When Aurangzeb built the bastions and fortifications around the Lahori Gate in the Red Fort, Shah Jahan, then under house arrest, wrote to his son: “tumne toh dulhan ko ghoonghat pehna diya (you have drawn a veil over the bride)!” The constructions were made for the convenience of the nobles who entered the fort for an audience with the emperor. Previously, the emperor had an unobstructed view till the Fatehpuri Mosque (opposite Red Fort, on the opposite end of Chandni Chowk, Delhi), and since the rule decreed that as far as the emperor’s sight stretched, no person approaching the fort should be seen mounted, the people had to walk quite the distance to get to the fort. Aurangzeb’s thoughtfulness certainly saved people a lot of trouble, but it also marks what, in my opinion, would become a significant theme in the fort’s history: a profound and continuing sense of unmitigated loss.

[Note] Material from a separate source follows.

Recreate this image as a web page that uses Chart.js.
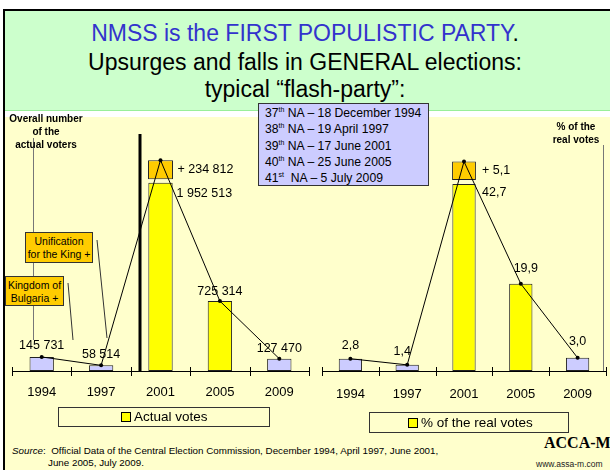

One fine January morning, a few journalists and I found ourselves sensing this love and loss while wandering around the Red Fort complex, trying to fathom what it once was and what had remained of it. Our guide for the walk was Delhi-based writer-historian Rana Safvi, who is a great raconteur of stories contained within the walls of the fort. Her latest book, City of My Heart: Four Accounts of Love, Loss and Betrayal in Nineteenth-Century Delhi, is a translation of four Urdu narratives recounting the twilight years of the Mughal empire in the run up to the uprising 1857 and describing the ways of life in a city (Delhi) long lost to us.